Par ce jugement, le juge administratif réaffirme l’impossibilité de requalifier les sommes litigieuses en traitements et salaires quand l’interposition des sociétés civiles ne peut être écartée lorsque la procédure d’abus de droit n’est pas appliquée. En effet, la société ne peut, par nature, percevoir de revenus relevant de la catégorie des traitements et salaires. Le Tribunal administratif confirme ici, pour la société civile soumise à l’IS, ce qui avait déjà été reconnu pour les sociétés civiles soumises à l’IR, le fait que le l’interposition d’une société civile fasse obstacle à la requalification des gains issus de management packages en traitements et salaires.

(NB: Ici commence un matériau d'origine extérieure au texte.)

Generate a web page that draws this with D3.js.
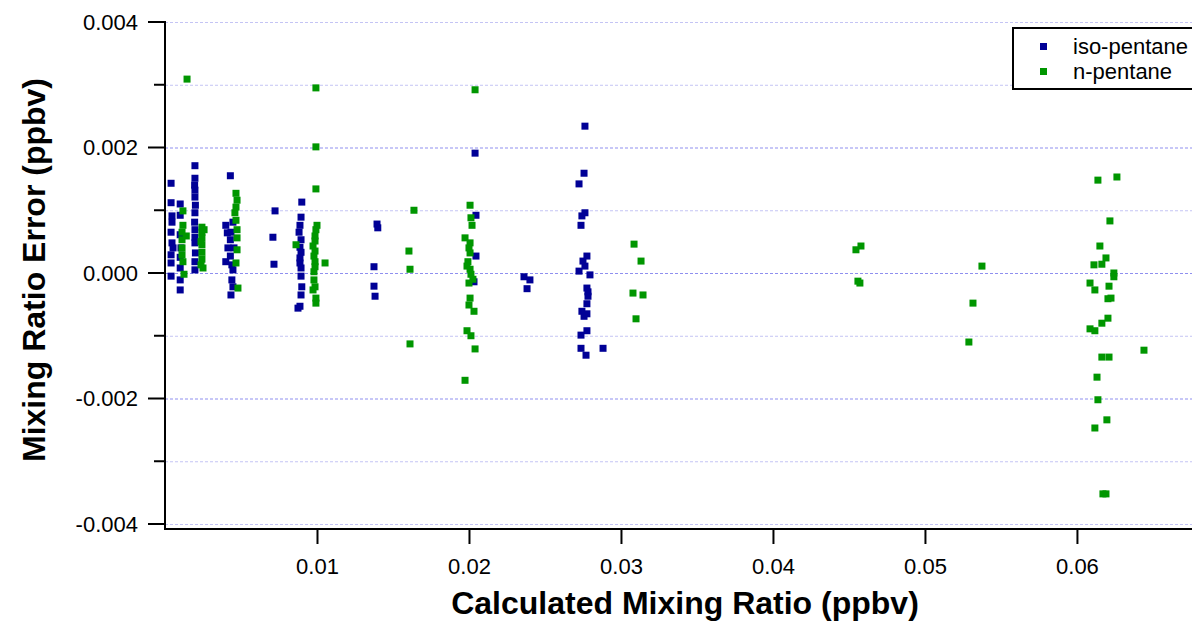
<!doctype html>
<html lang="en">
<head>
<meta charset="utf-8">
<title>Mixing Ratio Error</title>
<style>
    body { margin: 0; background: #fff; }
    svg { display: block; font-family: "Liberation Sans", Arial, sans-serif; }
</style>
</head>
<body>
<svg width="1192" height="621" id="chart"></svg>
<script src="https://cdn.jsdelivr.net/npm/d3@7"></script>
<script>
    // iso-pentane: calculated mixing ratio (ppbv) and error (ppbv)
    const isoX = [
        0.0004, 0.0004, 0.00046, 0.00046, 0.0004, 0.00046, 0.0004, 0.0004, 0.0004,
        0.001, 0.001, 0.001, 0.001, 0.001, 0.001, 0.001, 0.00053, 0.00105,
        0.00197, 0.00197, 0.00195, 0.00197, 0.00197, 0.002, 0.00197, 0.00195, 0.00197, 0.00197, 0.00197, 0.002, 0.00197, 0.00197,
        0.0043, 0.004, 0.0041, 0.00447, 0.00434, 0.0043, 0.00414, 0.00454, 0.0043, 0.004, 0.0044, 0.00447, 0.0044, 0.00447, 0.00434,
        0.00724, 0.0071, 0.00717,
        0.009, 0.00895, 0.00888, 0.00882, 0.00895, 0.00888, 0.00895, 0.00888, 0.00888, 0.00895, 0.00895, 0.009, 0.00895, 0.00888, 0.00875,
        0.01395, 0.014, 0.01375, 0.01375, 0.01382,
        0.0204, 0.02046, 0.02046, 0.02033,
        0.02362, 0.02401, 0.02382,
        0.02763, 0.02757, 0.02724, 0.02763, 0.02743, 0.02737, 0.02776, 0.0275, 0.02763, 0.02724, 0.02796, 0.02776,
        0.02783, 0.02783, 0.02776, 0.02743, 0.02776, 0.02757, 0.02776, 0.02737, 0.02737, 0.02882, 0.0277
    ];
    const isoY = [
        0.00143, 0.00112, 0.00091, 0.00081, 0.00065, 0.00048, 0.00029, 0.00016, -0.00005,
        0.0011, 0.00092, 0.00061, 0.00025, 0.00008, -0.00011, -0.00027, 0.0004, 0.0004,
        0.00171, 0.00151, 0.0014, 0.00132, 0.00121, 0.00108, 0.00096, 0.00081, 0.00069, 0.00057, 0.00048, 0.00032, 0.00018, 0.00005,
        0.00155, 0.00076, 0.00064, 0.00081, 0.00065, 0.00053, 0.0004, 0.0004, 0.00027, 0.00018, 0.00013, 0.00005, -0.00011, -0.00022, -0.00035,
        0.00099, 0.00057, 0.00014,
        0.00113, 0.00089, 0.00076, 0.00065, 0.00053, 0.00041, 0.00033, 0.00024, 0.00016, 0.00008, -0.00005, -0.00022, -0.00035, -0.00053, -0.00056,
        0.00078, 0.00072, 0.0001, -0.00021, -0.00037,
        0.00191, 0.00092, 0.00027, -0.00014,
        -0.00006, -0.00011, -0.00025,
        0.00234, 0.00159, 0.00142, 0.00096, 0.00091, 0.00076, 0.00027, 0.00019, 0.00011, 0.00003, -0.00003, -0.00024,
        -0.0003, -0.00037, -0.00049, -0.00061, -0.00065, -0.00069, -0.00092, -0.00099, -0.0012, -0.0012, -0.00131
    ];

    // n-pentane
    const nX = [
        0.00145, 0.00118, 0.00118, 0.00112, 0.00112, 0.00112, 0.00112, 0.00118, 0.00125, 0.0014,
        0.00243, 0.00243, 0.00243, 0.00243, 0.00243, 0.00243, 0.00237, 0.0025, 0.00257, 0.00237,
        0.00467, 0.00474, 0.00467, 0.0046, 0.00467, 0.00474, 0.00474, 0.00474, 0.00467, 0.0048,
        0.00993, 0.00993, 0.00993, 0.01, 0.00993, 0.00987, 0.00987, 0.00974, 0.00987, 0.0098,
        0.00987, 0.00987, 0.0098, 0.0098, 0.00987, 0.00974, 0.00993, 0.00993, 0.01053, 0.00862,
        0.01638, 0.01605, 0.01612, 0.01612,
        0.0204, 0.02007, 0.02013, 0.0202, 0.01974, 0.02007, 0.02, 0.02007, 0.01993, 0.01987, 0.02007,
        0.02013, 0.02026, 0.02, 0.02007, 0.02, 0.02033, 0.01987, 0.02013, 0.0204, 0.01974,
        0.03086, 0.03132, 0.03079, 0.03145, 0.03099,
        0.04579, 0.04546, 0.04559, 0.04572,
        0.05375, 0.05316, 0.05289,
        0.06138, 0.06263, 0.06217, 0.06151, 0.06191, 0.06112, 0.06164, 0.06243, 0.06243, 0.06086, 0.06118, 0.06211, 0.06204, 0.06224,
        0.06204, 0.06164, 0.06086, 0.06118, 0.06441, 0.06164, 0.06211, 0.06132, 0.06138, 0.06197, 0.06118, 0.06171, 0.06191
    ];
    const nY = [
        0.00309, 0.00099, 0.00076, 0.00065, 0.00053, 0.0004, 0.00029, 0.00018, -0.00002, 0.00059,
        0.00073, 0.00065, 0.00056, 0.00045, 0.00033, 0.00022, 0.00013, 0.00008, 0.00069, 0.0005,
        0.00127, 0.00116, 0.00105, 0.00096, 0.00084, 0.00069, 0.00056, 0.00037, 0.00016, -0.00024,
        0.00295, 0.00201, 0.00134, 0.00076, 0.00069, 0.00059, 0.00051, 0.00043, 0.00035, 0.00027,
        0.00018, 0.0001, 0.00002, -0.00011, -0.00022, -0.00027, -0.0004, -0.00048, 0.00016, 0.00045,
        0.001, 0.00035, 0.00006, -0.00113,
        0.00292, 0.00108, 0.00088, 0.00076, 0.00056, 0.00048, 0.0004, 0.00032, 0.00018, 0.00011, 0.00006,
        -0.00002, -0.0001, -0.00016, -0.0004, -0.00051, -0.00061, -0.00092, -0.001, -0.00121, -0.00171,
        0.00046, 0.00019, -0.00032, -0.00035, -0.00073,
        0.00043, 0.00037, -0.00013, -0.00016,
        0.00011, -0.00048, -0.0011,
        0.00148, 0.00153, 0.00083, 0.00043, 0.00024, 0.00013, 0.00014, 0, -0.00006, -0.00016, -0.00027, -0.00021, -0.00041, -0.0004,
        -0.00072, -0.0008, -0.00089, -0.00092, -0.00123, -0.00134, -0.00134, -0.00166, -0.00202, -0.00234, -0.00247, -0.00352, -0.00352
    ];

    const seriesNames = ["iso-pentane", "n-pentane"];
    const seriesColors = ["#000096", "#009600"];
    const xTicks = [0.01, 0.02, 0.03, 0.04, 0.05, 0.06];
    const yTicks = [-0.004, -0.003, -0.002, -0.001, 0, 0.001, 0.002, 0.003, 0.004];
    const yLabelTicks = [-0.004, -0.002, 0, 0.002, 0.004];

    const svg = d3.select("#chart");
    const plot = {left: 165, right: 1192, top: 22, bottom: 524, axisY: 529};

    const x = d3.scaleLinear().domain([0, 0.06757]).range([plot.left, plot.right]);
    const y = d3.scaleLinear().domain([-0.004, 0.004]).range([plot.bottom, plot.top]);

    // dashed grid at every 0.001
    svg.append("g")
        .selectAll("line")
        .data(yTicks)
        .enter().append("line")
        .attr("x1", plot.left).attr("x2", plot.right)
        .attr("y1", d => y(d) + 0.5).attr("y2", d => y(d) + 0.5)
        .attr("stroke", d => (Math.abs(d) < 0.003 && Math.round(d * 1000) % 2 === 0) ? "#8f8fef" : "#c4c4f4")
        .attr("stroke-width", 1)
        .attr("stroke-dasharray", "3,2");

    // y axis
    svg.append("line")
        .attr("x1", plot.left).attr("x2", plot.left).attr("y1", plot.top - 1).attr("y2", plot.axisY + 1)
        .attr("stroke", "#000").attr("stroke-width", 2);
    svg.append("g").selectAll("line")
        .data(yTicks)
        .enter().append("line")
        .attr("x1", d => yLabelTicks.includes(d) ? plot.left - 17 : plot.left - 11)
        .attr("x2", plot.left)
        .attr("y1", d => y(d)).attr("y2", d => y(d))
        .attr("stroke", "#000").attr("stroke-width", 2);
    svg.append("g").selectAll("text")
        .data(yLabelTicks)
        .enter().append("text")
        .attr("x", plot.left - 27)
        .attr("y", d => y(d))
        .attr("dy", "0.36em")
        .attr("text-anchor", "end")
        .style("font-size", "22px")
        .text(d => d3.format(".3f")(d).replace("−", "-"));

    // x axis
    svg.append("line")
        .attr("x1", plot.left - 1).attr("x2", plot.right).attr("y1", plot.axisY).attr("y2", plot.axisY)
        .attr("stroke", "#000").attr("stroke-width", 2);
    const xAxis = svg.append("g")
        .attr("transform", "translate(0," + plot.axisY + ")")
        .call(d3.axisBottom(x).tickValues(xTicks).tickSize(15).tickPadding(14).tickFormat(d3.format(".2f")));
    xAxis.select(".domain").remove();
    xAxis.selectAll(".tick line").attr("stroke", "#000").attr("stroke-width", 2);
    xAxis.selectAll(".tick text")
        .attr("fill", "#000")
        .style("font-size", "22px")
        .style("font-family", "'Liberation Sans', Arial, sans-serif");

    // points
    const series = [
        {name: seriesNames[0], color: seriesColors[0], pts: isoX.map((v, i) => [v, isoY[i]])},
        {name: seriesNames[1], color: seriesColors[1], pts: nX.map((v, i) => [v, nY[i]])}
    ];
    const s = 7;
    series.forEach(ser => {
        svg.append("g")
            .selectAll("rect")
            .data(ser.pts)
            .enter().append("rect")
            .attr("x", d => x(d[0]) - s / 2)
            .attr("y", d => y(d[1]) - s / 2)
            .attr("width", s).attr("height", s)
            .attr("fill", ser.color);
    });

    // legend
    const lg = svg.append("g").attr("transform", "translate(1013,28)");
    lg.append("rect")
        .attr("width", 185).attr("height", 61)
        .attr("fill", "#fff").attr("stroke", "#000").attr("stroke-width", 2);
    series.forEach((ser, i) => {
        lg.append("rect")
            .attr("x", 27).attr("y", 15 + i * 25)
            .attr("width", 7).attr("height", 7)
            .attr("fill", ser.color);
        lg.append("text")
            .attr("x", 60).attr("y", 18 + i * 25)
            .attr("dy", "0.36em")
            .style("font-size", "22px")
            .text(ser.name);
    });

    // axis titles
    svg.append("text")
        .attr("transform", "translate(45,270) rotate(-90)")
        .attr("text-anchor", "middle")
        .style("font-size", "32px")
        .style("font-weight", "bold")
        .text("Mixing Ratio Error (ppbv)");
    svg.append("text")
        .attr("x", 685).attr("y", 614)
        .attr("text-anchor", "middle")
        .style("font-size", "32px")
        .style("font-weight", "bold")
        .text("Calculated Mixing Ratio (ppbv)");
</script>
</body>
</html>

Il serait toutefois opportun de rester prudent en appréciant les risques, lors d’une opération de management package, d’application de la procédure de « mini abus de droit » par l’Administration dans l’optique d’écarter l’interposition d’une société civile au motif qu’elle a été créée pour un but principalement fiscal.
Même si certains commentaires sont sceptiques quant au succès que pourrait avoir la mise en œuvre des procédures d’abus de droit ou de « mini abus de droit » lors de telles opérations, au motif que l’interposition d’une société civile ne modifierait pas favorablement la situation du contribuable, il convient cependant de rester vigilant, dans la mesure où la nouvelle grille de lecture issue des arrêts de plénière associée à une procédure d’abus de droit aurait pu conduire à une solution juridictionnelle différente.
Le contexte impose aux différents acteurs de repenser leurs structures et leurs objectifs ; structurer une composante rémunératoire dans les managements packages à venir, par exemple des actions gratuites, pourrait contribuer à apaiser le débat.